In the following problem
Let $M=\bigg (\begin{matrix} a& b\\ c& d\end{matrix}\bigg )$ be a nonsingular matrix with integer coefficients and $L=\mathbb C(x,y)$.
(i) Show that $\phi(x)=x^a y^b$, $\phi(y)=x^cy^d$ can be uniquely extended to a field homomorphism from $L$ to $L$, with $\phi|_\mathbb C=id$.
(ii) Show that $[L:\phi(L)]$ (algebraic degree) is finite and that $\phi$ is an automorphism if and only if $\det M=\pm 1$.
(iii) If $\phi$ is an automorphism, show that $\phi$ has non-constant fixed points if and only if $M$ has an eigenvalue which is a root of unity.
(iv) In the situation of (iii), show that either $\phi$ is conjugate to $\pm\bigg(\begin{matrix}1 & 1\\ 0 & 1\end{matrix}\bigg )$ or $\phi^{12}=id$.
(v) Show that, if $K$ is the set of the points fixed by $\phi$, then $K$ is a field and $\mathrm{trdeg}(K/\mathbb C)$ is $1$ or $2$ ($1$ in the first case of (iv), and $2$ in the second case).

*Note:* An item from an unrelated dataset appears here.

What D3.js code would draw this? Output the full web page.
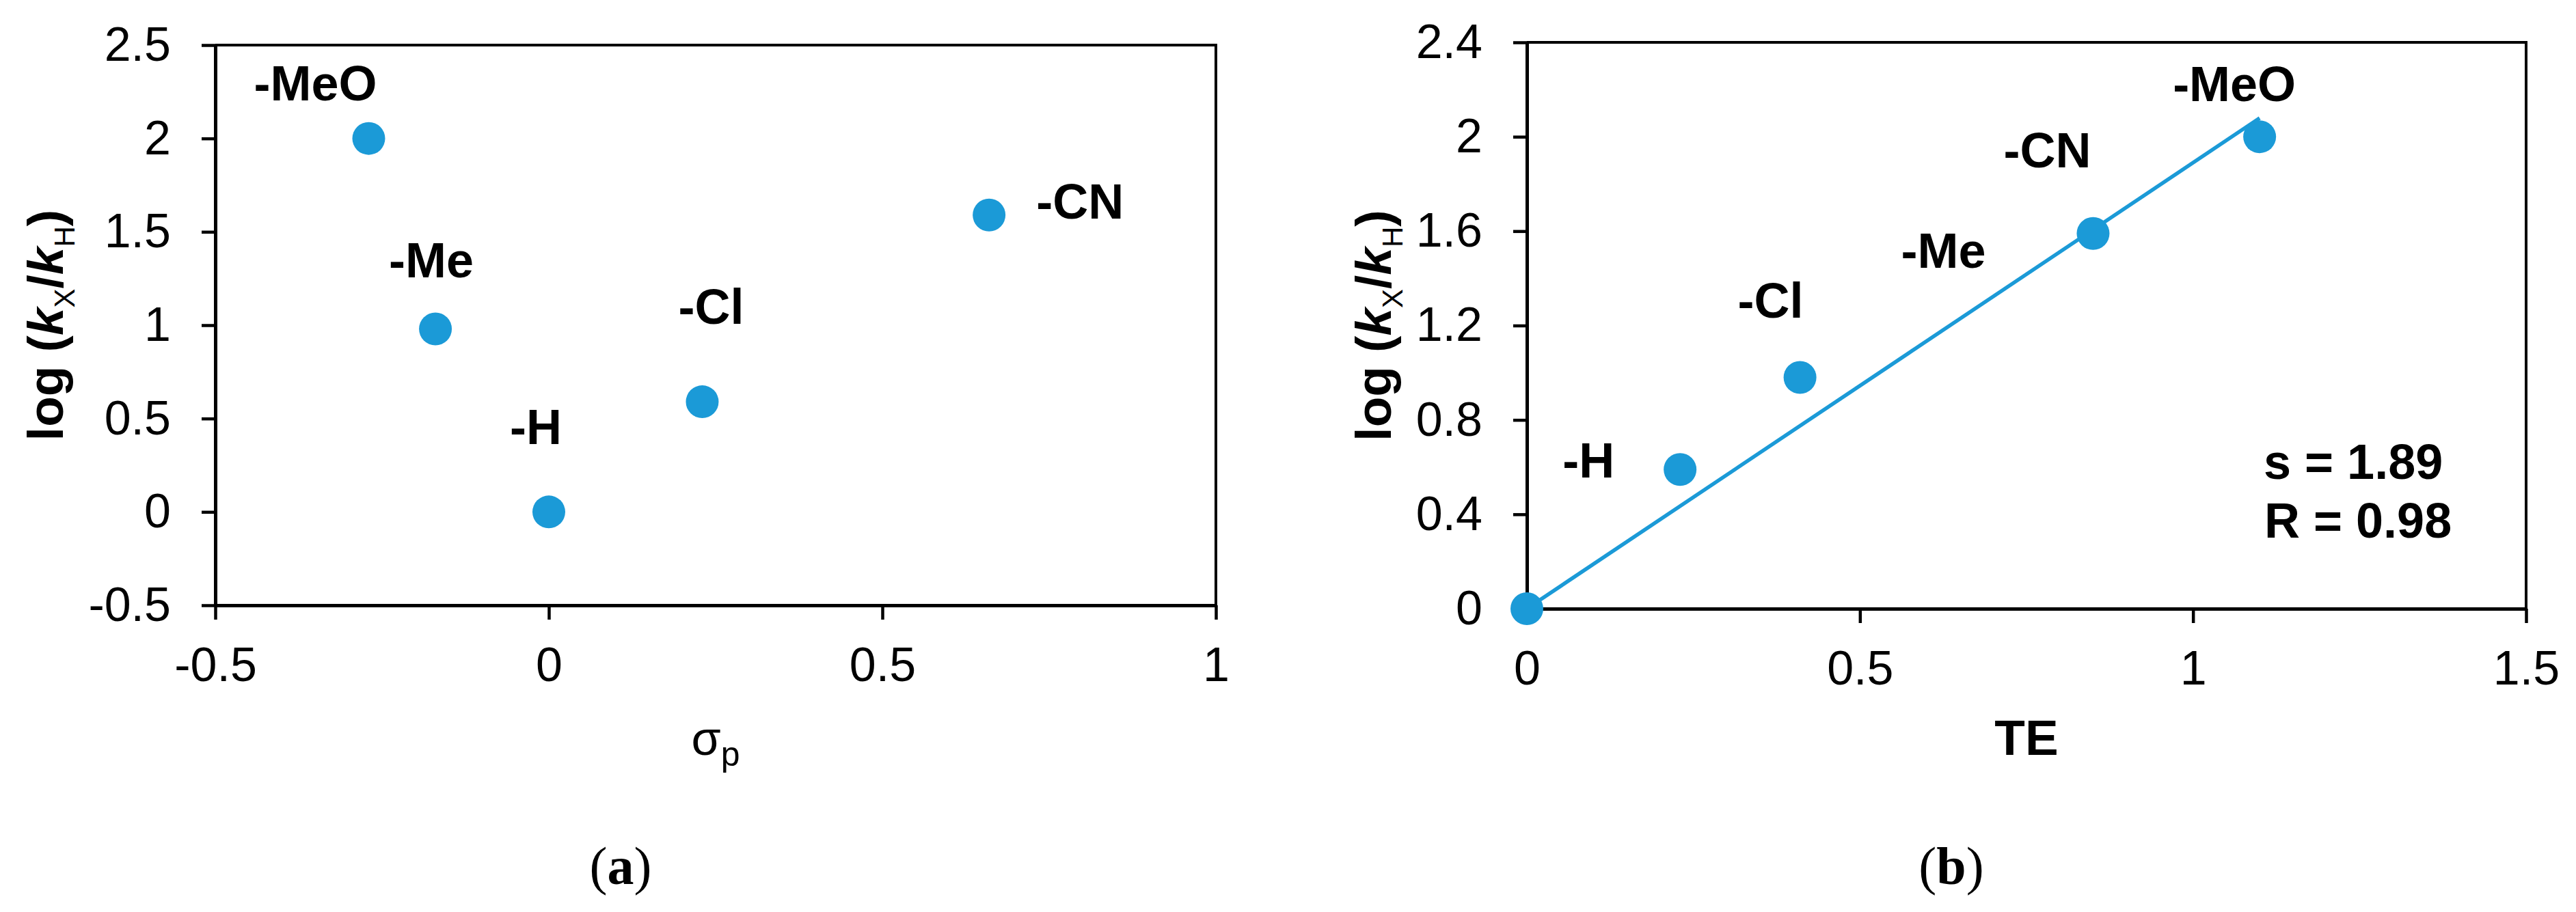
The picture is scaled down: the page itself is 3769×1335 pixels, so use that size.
<!DOCTYPE html>
<html>
<head>
<meta charset="utf-8">
<script src="https://cdn.jsdelivr.net/npm/d3@7"></script>
<style>
  html, body { margin: 0; padding: 0; background: #ffffff; }
  svg { display: block; }
</style>
</head>
<body>
<svg id="chart" width="3769" height="1335"></svg>
<script>
// ---------------- DATA ----------------
const substituentsA = ["-MeO", "-Me", "-H", "-Cl", "-CN"];
const sigmaP        = [-0.27, -0.17, 0, 0.23, 0.66];
const logRatioA     = [2.00, 0.98, 0, 0.59, 1.59];

const teValues      = [0, 0.23, 0.41, 0.85, 1.10];
const logRatioB     = [0, 0.59, 0.98, 1.59, 2.00];
const labelsB       = ["-H", "-Cl", "-Me", "-CN", "-MeO"];
const labelPointB   = [1, 2, 3, 3, 4];      // which point each label sits next to
const fitSlope      = 1.89;
const fitR          = 0.98;

const xTicksA      = [-0.5, 0, 0.5, 1];
const xTickLabelsA = ["-0.5", "0", "0.5", "1"];
const yTicksA      = [-0.5, 0, 0.5, 1, 1.5, 2, 2.5];
const yTickLabelsA = ["-0.5", "0", "0.5", "1", "1.5", "2", "2.5"];

const xTicksB      = [0, 0.5, 1, 1.5];
const xTickLabelsB = ["0", "0.5", "1", "1.5"];
const yTicksB      = [0, 0.4, 0.8, 1.2, 1.6, 2, 2.4];
const yTickLabelsB = ["0", "0.4", "0.8", "1.2", "1.6", "2", "2.4"];

// ---------------- LAYOUT / STYLE ----------------
const PA = { left: 315, right: 1779, top: 66, bottom: 886 };
const PB = { left: 2234, right: 3696, top: 62, bottom: 891 };
const labelOffsetA = [[-168, -56], [-68, -75], [-57, -99], [-35, -114], [69, 5]];
const labelOffsetB = [[-172, 12], [-91, -87], [-281, 50], [-131, -97], [-127, -52]];
const BLUE = "#1b9ad7";
const SANS = "'Liberation Sans', Arial, Helvetica, sans-serif";
const SERIF = "'Liberation Serif', 'Times New Roman', serif";

const svg = d3.select("#chart");
svg.append("rect").attr("width", 3769).attr("height", 1335).attr("fill", "#fff");

function drawFrame(P, x, y, xt, xl, yt, yl) {
  const g = svg.append("g");
  g.append("path")
    .attr("d", `M${P.left},${P.top}H${P.right}V${P.bottom}`)
    .attr("fill", "none").attr("stroke", "#000").attr("stroke-width", 4);
  const ax = g.append("g").attr("transform", `translate(0,${P.bottom})`)
    .call(d3.axisBottom(x).tickValues(xt).tickFormat((d, i) => xl[i])
      .tickSizeInner(21).tickSizeOuter(0).tickPadding(40));
  const ay = g.append("g").attr("transform", `translate(${P.left},0)`)
    .call(d3.axisLeft(y).tickValues(yt).tickFormat((d, i) => yl[i])
      .tickSizeInner(20).tickSizeOuter(0).tickPadding(45));
  [ax, ay].forEach(a => {
    a.select("path.domain").attr("stroke", "#000").attr("stroke-width", 5);
    a.selectAll(".tick line").attr("stroke", "#000").attr("stroke-width", 4.5);
    a.selectAll(".tick text").attr("font-family", SANS).attr("font-size", 70).attr("fill", "#000");
  });
  return g;
}

function yTitle(tx, ty) {
  const t = svg.append("text")
    .attr("transform", `translate(${tx},${ty}) rotate(-90)`)
    .attr("text-anchor", "middle")
    .attr("font-family", SANS).attr("font-size", 73).attr("font-weight", "bold").attr("fill", "#000");
  t.append("tspan").text("log (");
  t.append("tspan").attr("font-style", "italic").text("k");
  t.append("tspan").attr("font-size", 42).attr("font-weight", "normal").attr("dy", 17).text("X");
  t.append("tspan").attr("dy", -17).text("/");
  t.append("tspan").attr("font-style", "italic").text("k");
  t.append("tspan").attr("font-size", 42).attr("font-weight", "normal").attr("dy", 17).text("H");
  t.append("tspan").attr("dy", -17).text(")");
}

// ---------------- PANEL A ----------------
const xA = d3.scaleLinear().domain([-0.5, 1]).range([PA.left, PA.right]);
const yA = d3.scaleLinear().domain([-0.5, 2.5]).range([PA.bottom, PA.top]);
drawFrame(PA, xA, yA, xTicksA, xTickLabelsA, yTicksA, yTickLabelsA);

const ptsA = sigmaP.map((s, i) => ({ x: s, y: logRatioA[i], label: substituentsA[i], off: labelOffsetA[i] }));
svg.append("g").selectAll("circle").data(ptsA).join("circle")
  .attr("cx", d => xA(d.x)).attr("cy", d => yA(d.y)).attr("r", 24).attr("fill", BLUE);
svg.append("g").selectAll("text").data(ptsA).join("text")
  .attr("x", d => xA(d.x) + d.off[0]).attr("y", d => yA(d.y) + d.off[1])
  .attr("font-family", SANS).attr("font-size", 72).attr("font-weight", "bold").attr("fill", "#000")
  .text(d => d.label);

yTitle(92, (PA.top + PA.bottom) / 2);

const sx = svg.append("text")
  .attr("x", (PA.left + PA.right) / 2).attr("y", 1105)
  .attr("text-anchor", "middle").attr("font-family", SANS).attr("fill", "#000");
sx.append("tspan").attr("font-size", 70).text("σ");
sx.append("tspan").attr("font-size", 50).attr("dy", 16).text("p");

const capA = svg.append("text").attr("x", 908).attr("y", 1294)
  .attr("text-anchor", "middle").attr("font-family", SERIF).attr("font-size", 78).attr("fill", "#000");
capA.append("tspan").text("(");
capA.append("tspan").attr("font-weight", "bold").text("a");
capA.append("tspan").text(")");

// ---------------- PANEL B ----------------
const xB = d3.scaleLinear().domain([0, 1.5]).range([PB.left, PB.right]);
const yB = d3.scaleLinear().domain([0, 2.4]).range([PB.bottom, PB.top]);
drawFrame(PB, xB, yB, xTicksB, xTickLabelsB, yTicksB, yTickLabelsB);

const fitX = d3.extent(teValues);
svg.append("path")
  .datum(fitX.map(v => [v, fitSlope * v]))
  .attr("d", d3.line().x(d => xB(d[0])).y(d => yB(d[1])))
  .attr("fill", "none").attr("stroke", BLUE).attr("stroke-width", 5.5);

const ptsB = teValues.map((t, i) => ({ x: t, y: logRatioB[i] }));
svg.append("g").selectAll("circle").data(ptsB).join("circle")
  .attr("cx", d => xB(d.x)).attr("cy", d => yB(d.y)).attr("r", 24).attr("fill", BLUE);

const labB = labelsB.map((l, i) => ({ label: l, p: ptsB[labelPointB[i]], off: labelOffsetB[i] }));
svg.append("g").selectAll("text").data(labB).join("text")
  .attr("x", d => xB(d.p.x) + d.off[0]).attr("y", d => yB(d.p.y) + d.off[1])
  .attr("font-family", SANS).attr("font-size", 72).attr("font-weight", "bold").attr("fill", "#000")
  .text(d => d.label);

svg.append("text").attr("x", 3312).attr("y", 701)
  .attr("font-family", SANS).attr("font-size", 72).attr("font-weight", "bold").attr("fill", "#000")
  .text(`s = ${fitSlope.toFixed(2)}`);
svg.append("text").attr("x", 3313).attr("y", 787)
  .attr("font-family", SANS).attr("font-size", 72).attr("font-weight", "bold").attr("fill", "#000")
  .text(`R = ${fitR.toFixed(2)}`);

yTitle(2035, (PB.top + PB.bottom) / 2);

svg.append("text").attr("x", (PB.left + PB.right) / 2).attr("y", 1105)
  .attr("text-anchor", "middle").attr("font-family", SANS).attr("font-size", 73)
  .attr("font-weight", "bold").attr("fill", "#000").text("TE");

const capB = svg.append("text").attr("x", 2855).attr("y", 1294)
  .attr("text-anchor", "middle").attr("font-family", SERIF).attr("font-size", 78).attr("fill", "#000");
capB.append("tspan").text("(");
capB.append("tspan").attr("font-weight", "bold").text("b");
capB.append("tspan").text(")");
</script>
</body>
</html>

I have some problems in understanding "$\phi^{12}=id$". I solved the whole problem and demonstrated, instead of that, that if $\phi$ is not conjugate to the given Jordan block, then it has diagonal form and its eigenvalues are roots of $1$ or $-1$ (of the same order), and therefore that $\phi^n=id$ for some $n$: but why 12?
However, my statement of point (iv) allows me to prove point (v) too.